◆ **GIVEN INSTRUCTION**
Retype the data that follows line by line, exactly, and leave its pictures out.

◆ **MATERIAL**
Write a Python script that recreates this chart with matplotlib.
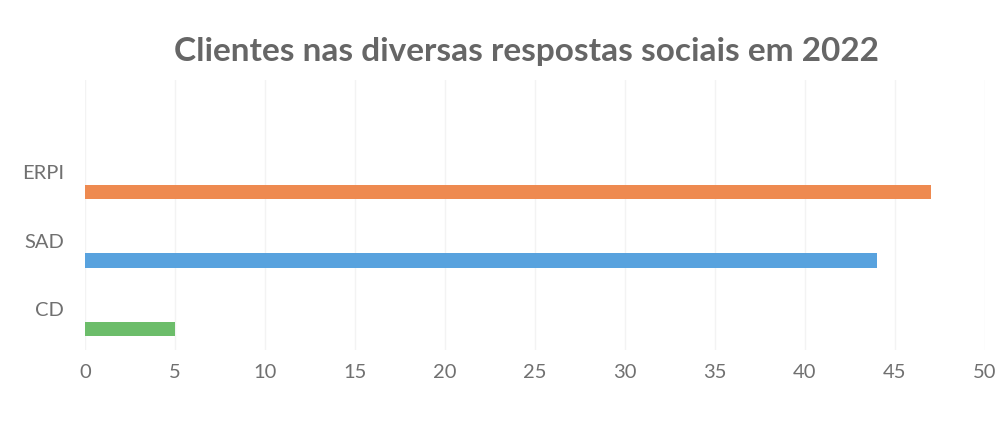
import numpy as np
import matplotlib.pyplot as plt

# data
categorias = ['CD', 'SAD', 'ERPI']
clientes = [5, 44, 47]
cores = ['#6CBD6A', '#58A2DE', '#EE8A50']
x_ticks = list(range(0, 55, 5))

plt.rcParams['font.family'] = ['Lato', 'DejaVu Sans']

fig = plt.figure(figsize=(9.99, 4.45), dpi=100)
ax = fig.add_axes([85 / 999, 1 - 350 / 445, (985 - 85) / 999, 270 / 445])

pos = np.arange(len(categorias))
# bars sit below their category label, like the excel original
ax.barh(pos - 0.29, clientes, height=0.21, color=cores)

ax.set_xlim(0, 50)
ax.set_ylim(-0.6, 3.35)
ax.set_xticks(x_ticks)
ax.set_yticks(pos)
ax.set_yticklabels(categorias)
ax.tick_params(length=0, labelsize=14.5, labelcolor='#707070')
ax.tick_params(axis='x', pad=10)
ax.tick_params(axis='y', pad=15)
ax.grid(axis='x', color='#F3F3F3', linewidth=1)
ax.set_axisbelow(True)
for s in ax.spines.values():
    s.set_visible(False)

fig.text(0.527, 0.885, 'Clientes nas diversas respostas sociais em 2022',
         ha='center', va='center', fontsize=24, fontweight='bold', color='#666666')

fig.savefig('out.png', dpi=100)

◆ **OUTPUT BELOW**
Write a Python script that recreates this chart with matplotlib.
import numpy as np
import matplotlib.pyplot as plt

# data
categorias = ['CD', 'SAD', 'ERPI']
clientes = [5, 44, 47]
cores = ['#6CBD6A', '#58A2DE', '#EE8A50']
x_ticks = list(range(0, 55, 5))

plt.rcParams['font.family'] = ['Lato', 'DejaVu Sans']

fig = plt.figure(figsize=(9.99, 4.45), dpi=100)
ax = fig.add_axes([85 / 999, 1 - 350 / 445, (985 - 85) / 999, 270 / 445])

pos = np.arange(len(categorias))
# bars sit below their category label, like the excel original
ax.barh(pos - 0.29, clientes, height=0.21, color=cores)

ax.set_xlim(0, 50)
ax.set_ylim(-0.6, 3.35)
ax.set_xticks(x_ticks)
ax.set_yticks(pos)
ax.set_yticklabels(categorias)
ax.tick_params(length=0, labelsize=14.5, labelcolor='#707070')
ax.tick_params(axis='x', pad=10)
ax.tick_params(axis='y', pad=15)
ax.grid(axis='x', color='#F3F3F3', linewidth=1)
ax.set_axisbelow(True)
for s in ax.spines.values():
    s.set_visible(False)

fig.text(0.527, 0.885, 'Clientes nas diversas respostas sociais em 2022',
         ha='center', va='center', fontsize=24, fontweight='bold', color='#666666')

fig.savefig('out.png', dpi=100)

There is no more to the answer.